Tsogo CEO Marcel von Aulock said while the hotel industry in South Africa was still experiencing the dual impact of depressed demand and oversupply, some recovery had been achieved.
“In 2010, the industry reached a real low, which was a combination of oversupply and a complete lack of demand from the recession and that’s been recovering. Our occupancies are up by 2.5 to 3 percentage points, the industry has also recovered so we’re definitely seeing more demand than there was two years ago,” Mr von Aulock said.
Tsogo, which has more than 90 hotels on the continent, said overall revenue for its South African hotels division increased 17% on the prior period to R910m. This was assisted by the inclusion of Formula 1, 54 on Bath and Southern Sun Hyde Park, which offset the closure of Southern Sun Grayston.
Earnings before interest, taxes, depreciation, amortisation and rent (ebitdar) improved 27% to R272m.
Tsogo’s offshore hotels division achieved total revenue of R179m, representing a 17% improvement on the prior period, mainly driven by the weakening of the rand against the dollar and the euro.
Overall revenue for its gaming division increased 8% on the prior period to R3.7bn, while ebitdar improved 12% to R1.5bn at an increased margin of 40.2%.
According to Kagiso Asset Management equity analyst Rubin Renecke, the results were solid as the recovery seen in trading conditions during the prior six-month period continued into the first half of the company’s financial year.
“Both gaming and hotels experienced year-on-year growth over the period, with an 8% and 17% increase in revenue respectively. The inclusion of Tsogo’s recent acquisitions boosted hotel revenues (as) the local industry continues to struggle with oversupply and weak demand,” he said.

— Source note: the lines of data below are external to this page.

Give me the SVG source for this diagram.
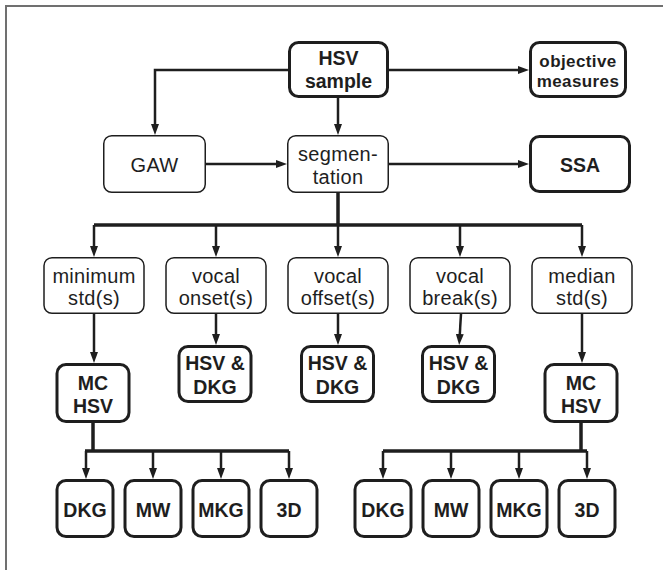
<svg xmlns="http://www.w3.org/2000/svg" width="664" height="570" viewBox="0 0 664 570">
<defs>
<marker id="ah" markerUnits="userSpaceOnUse" markerWidth="12" markerHeight="8" refX="5" refY="4" orient="auto">
<path d="M0,0 L11,4 L0,8 z" fill="#1e1e1e"/>
</marker>
<style>
.thin{fill:#fff;stroke:#1e1e1e;stroke-width:1.5}
.thick{fill:#fff;stroke:#1e1e1e;stroke-width:3}
.r{font-family:"Liberation Sans",Arial,sans-serif;font-size:20px;fill:#1e1e1e;text-anchor:middle;letter-spacing:0.3px}
.b{font-family:"Liberation Sans",Arial,sans-serif;font-size:19.5px;font-weight:bold;fill:#1e1e1e;text-anchor:middle}
.bs{font-family:"Liberation Sans",Arial,sans-serif;font-size:17px;font-weight:bold;fill:#1e1e1e;text-anchor:middle;letter-spacing:0.4px}
.ca{fill:none;stroke:#1e1e1e;stroke-width:2.5;marker-end:url(#ah)}
.bus{fill:none;stroke:#1e1e1e;stroke-width:3.5}
</style>
</defs>
<rect width="664" height="570" fill="#fff"/>
<path d="M6,570 V6 H663" fill="none" stroke="#707070" stroke-width="2"/>

<g id="connectors">
<path class="ca" d="M288,70 H155 V129"/>
<path class="ca" d="M389,70 H523"/>
<path class="ca" d="M338,98 V129"/>
<path class="ca" d="M206,164 H281"/>
<path class="ca" d="M389,164 H523"/>
<path class="bus" d="M338,193 V225"/>
<path class="bus" d="M94,225 H582"/>
<path class="ca" d="M94,225 V251"/>
<path class="ca" d="M216,225 V251"/>
<path class="ca" d="M338,225 V251"/>
<path class="ca" d="M460,225 V251"/>
<path class="ca" d="M582,225 V251"/>
<path class="ca" d="M94,314 V357"/>
<path class="ca" d="M216,314 V339"/>
<path class="ca" d="M338,314 V339"/>
<path class="ca" d="M461,314 L459.5,339"/>
<path class="ca" d="M582,314 V357"/>
<path class="bus" d="M93,423 V451"/>
<path class="bus" d="M85,451 H289"/>
<path class="ca" d="M86,451 V473"/>
<path class="ca" d="M153,451 V473"/>
<path class="ca" d="M221,451 V473"/>
<path class="ca" d="M289,451 V473"/>
<path class="bus" d="M581,423 V451"/>
<path class="bus" d="M383,451 H587"/>
<path class="ca" d="M383,451 V473"/>
<path class="ca" d="M451,451 V473"/>
<path class="ca" d="M519,451 V473"/>
<path class="ca" d="M587,451 V473"/>
</g>

<g id="hsv-sample"><rect class="thick" x="289.5" y="42.5" width="98" height="54" rx="9"/><text class="b" x="338.5" y="65">HSV</text><text class="b" x="338.5" y="88">sample</text></g>
<g id="objective-measures"><rect class="thick" x="530.5" y="42.5" width="95" height="54" rx="9"/><text class="bs" x="578" y="66.5">objective</text><text class="bs" x="578" y="86.5">measures</text></g>
<g id="gaw"><rect class="thin" x="103.75" y="135.75" width="101.5" height="56.5" rx="8"/><text class="r" x="154.5" y="172">GAW</text></g>
<g id="segmentation"><rect class="thin" x="287.75" y="135.75" width="100.5" height="56.5" rx="8"/><text class="r" x="338" y="161">segmen-</text><text class="r" x="338" y="183.5">tation</text></g>
<g id="ssa"><rect class="thick" x="530.5" y="136.5" width="99" height="55" rx="9"/><text class="b" x="580" y="172">SSA</text></g>

<g id="minimum-std"><rect class="thin" x="44" y="257.75" width="100" height="55.5" rx="8"/><text class="r" x="94" y="283">minimum</text><text class="r" x="94" y="304.5">std(s)</text></g>
<g id="vocal-onset"><rect class="thin" x="166" y="257.75" width="100" height="55.5" rx="8"/><text class="r" x="216" y="283">vocal</text><text class="r" x="216" y="304.5">onset(s)</text></g>
<g id="vocal-offset"><rect class="thin" x="288" y="257.75" width="100" height="55.5" rx="8"/><text class="r" x="338" y="283">vocal</text><text class="r" x="338" y="304.5">offset(s)</text></g>
<g id="vocal-break"><rect class="thin" x="410" y="257.75" width="100" height="55.5" rx="8"/><text class="r" x="460" y="283">vocal</text><text class="r" x="460" y="304.5">break(s)</text></g>
<g id="median-std"><rect class="thin" x="532" y="257.75" width="100" height="55.5" rx="8"/><text class="r" x="582" y="283">median</text><text class="r" x="582" y="304.5">std(s)</text></g>

<g id="mc-hsv-left"><rect class="thick" x="57" y="364.5" width="72" height="57" rx="9"/><text class="b" x="93" y="390">MC</text><text class="b" x="93" y="413">HSV</text></g>
<g id="hsv-dkg-onset"><rect class="thick" x="179" y="346.5" width="72" height="55" rx="9"/><text class="b" x="215" y="370">HSV &amp;</text><text class="b" x="215" y="393.5">DKG</text></g>
<g id="hsv-dkg-offset"><rect class="thick" x="301.5" y="346.5" width="72" height="55" rx="9"/><text class="b" x="337.5" y="370">HSV &amp;</text><text class="b" x="337.5" y="393.5">DKG</text></g>
<g id="hsv-dkg-break"><rect class="thick" x="422.5" y="346.5" width="72" height="55" rx="9"/><text class="b" x="458.5" y="370">HSV &amp;</text><text class="b" x="458.5" y="393.5">DKG</text></g>
<g id="mc-hsv-right"><rect class="thick" x="545" y="364.5" width="72" height="57" rx="9"/><text class="b" x="581" y="390">MC</text><text class="b" x="581" y="413">HSV</text></g>

<g id="dkg-left"><rect class="thick" x="57" y="480.5" width="56" height="56" rx="9"/><text class="b" x="85" y="516.5">DKG</text></g>
<g id="mw-left"><rect class="thick" x="125" y="480.5" width="56" height="56" rx="9"/><text class="b" x="153" y="516.5">MW</text></g>
<g id="mkg-left"><rect class="thick" x="193" y="480.5" width="56" height="56" rx="9"/><text class="b" x="221" y="516.5">MKG</text></g>
<g id="3d-left"><rect class="thick" x="261" y="480.5" width="56" height="56" rx="9"/><text class="b" x="289" y="516.5">3D</text></g>
<g id="dkg-right"><rect class="thick" x="355" y="480.5" width="56" height="56" rx="9"/><text class="b" x="383" y="516.5">DKG</text></g>
<g id="mw-right"><rect class="thick" x="423" y="480.5" width="56" height="56" rx="9"/><text class="b" x="451" y="516.5">MW</text></g>
<g id="mkg-right"><rect class="thick" x="491" y="480.5" width="56" height="56" rx="9"/><text class="b" x="519" y="516.5">MKG</text></g>
<g id="3d-right"><rect class="thick" x="559" y="480.5" width="56" height="56" rx="9"/><text class="b" x="587" y="516.5">3D</text></g>
</svg>
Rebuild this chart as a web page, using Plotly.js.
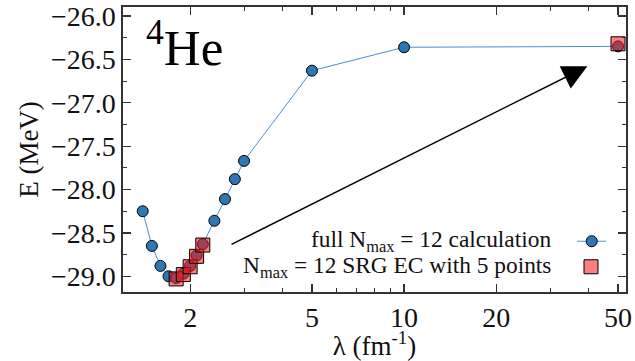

Mr von Aulock said while continued improvement in trading performance across the group’s operations during the first half of the year remained encouraging, the sustainability was uncertain due to the inconsistent monthly results in the period.
“September was a very strong trading month across the board. It is touch and go every month as to how strong the growth is on the previous month,” he said.
Mr von Aulock added, however, that the group remained highly cash generative and had significant opportunities to invest in its growth strategy.